[SOURCE MATERIAL start]

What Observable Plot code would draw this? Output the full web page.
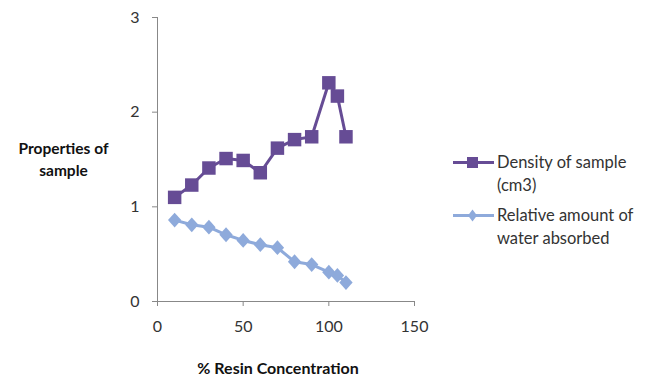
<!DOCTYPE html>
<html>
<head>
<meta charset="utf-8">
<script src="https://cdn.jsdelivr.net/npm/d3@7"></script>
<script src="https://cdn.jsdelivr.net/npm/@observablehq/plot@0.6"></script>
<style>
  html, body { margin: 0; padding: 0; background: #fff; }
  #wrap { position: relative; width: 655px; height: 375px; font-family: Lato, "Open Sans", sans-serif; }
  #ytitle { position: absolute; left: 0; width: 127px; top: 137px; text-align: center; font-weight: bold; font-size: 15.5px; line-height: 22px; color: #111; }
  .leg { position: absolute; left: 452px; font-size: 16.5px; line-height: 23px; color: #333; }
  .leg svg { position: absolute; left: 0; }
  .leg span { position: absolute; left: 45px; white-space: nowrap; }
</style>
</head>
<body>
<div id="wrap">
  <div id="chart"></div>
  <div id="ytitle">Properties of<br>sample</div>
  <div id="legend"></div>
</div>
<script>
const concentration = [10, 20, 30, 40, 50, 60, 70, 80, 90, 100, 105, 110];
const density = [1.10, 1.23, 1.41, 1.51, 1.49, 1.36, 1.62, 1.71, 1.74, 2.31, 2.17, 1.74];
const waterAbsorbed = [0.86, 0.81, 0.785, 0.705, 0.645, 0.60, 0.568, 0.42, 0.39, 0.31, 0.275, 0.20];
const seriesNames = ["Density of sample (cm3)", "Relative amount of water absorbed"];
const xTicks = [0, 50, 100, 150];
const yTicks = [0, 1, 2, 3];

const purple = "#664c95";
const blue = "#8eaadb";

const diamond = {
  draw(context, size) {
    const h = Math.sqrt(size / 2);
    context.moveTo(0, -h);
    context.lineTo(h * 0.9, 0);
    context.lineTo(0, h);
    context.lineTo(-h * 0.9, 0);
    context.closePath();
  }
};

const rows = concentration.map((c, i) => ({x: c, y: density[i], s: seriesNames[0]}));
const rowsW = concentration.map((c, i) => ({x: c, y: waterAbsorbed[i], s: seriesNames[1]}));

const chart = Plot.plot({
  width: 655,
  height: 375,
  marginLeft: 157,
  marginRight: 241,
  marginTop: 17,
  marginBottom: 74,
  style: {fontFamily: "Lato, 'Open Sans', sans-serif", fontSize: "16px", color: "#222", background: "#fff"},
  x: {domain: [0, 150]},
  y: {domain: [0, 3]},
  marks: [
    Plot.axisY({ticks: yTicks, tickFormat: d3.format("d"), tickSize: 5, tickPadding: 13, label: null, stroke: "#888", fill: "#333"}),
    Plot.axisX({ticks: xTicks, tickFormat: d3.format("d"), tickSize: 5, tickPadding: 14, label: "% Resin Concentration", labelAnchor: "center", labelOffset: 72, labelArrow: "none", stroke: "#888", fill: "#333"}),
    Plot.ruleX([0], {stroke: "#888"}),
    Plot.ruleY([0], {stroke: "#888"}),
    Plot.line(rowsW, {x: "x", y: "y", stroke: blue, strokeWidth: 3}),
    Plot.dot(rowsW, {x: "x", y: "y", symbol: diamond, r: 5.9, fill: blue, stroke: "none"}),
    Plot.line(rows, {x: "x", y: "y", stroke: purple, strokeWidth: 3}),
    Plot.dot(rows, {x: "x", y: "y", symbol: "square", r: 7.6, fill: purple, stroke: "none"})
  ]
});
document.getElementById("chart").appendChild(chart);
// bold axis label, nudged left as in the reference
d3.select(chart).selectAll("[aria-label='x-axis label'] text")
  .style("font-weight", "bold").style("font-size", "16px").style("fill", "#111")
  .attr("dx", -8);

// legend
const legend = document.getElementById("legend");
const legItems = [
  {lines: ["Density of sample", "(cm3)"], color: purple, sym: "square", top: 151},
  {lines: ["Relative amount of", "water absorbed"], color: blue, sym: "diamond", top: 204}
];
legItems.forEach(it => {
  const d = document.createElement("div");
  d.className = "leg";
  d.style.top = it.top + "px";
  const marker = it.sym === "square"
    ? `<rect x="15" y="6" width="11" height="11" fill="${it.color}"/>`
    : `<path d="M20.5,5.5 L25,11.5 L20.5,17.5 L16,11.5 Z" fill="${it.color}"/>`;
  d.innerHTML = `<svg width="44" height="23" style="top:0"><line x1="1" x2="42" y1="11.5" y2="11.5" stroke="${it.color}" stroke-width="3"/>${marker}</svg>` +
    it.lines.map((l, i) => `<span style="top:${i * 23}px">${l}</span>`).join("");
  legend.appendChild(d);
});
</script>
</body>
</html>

[SOURCE MATERIAL end]

| YOUR INSTRUCTIONS |
What is the number of lines in the data that hold the string "draw"? Answer with the number only.

| ANSWER |
2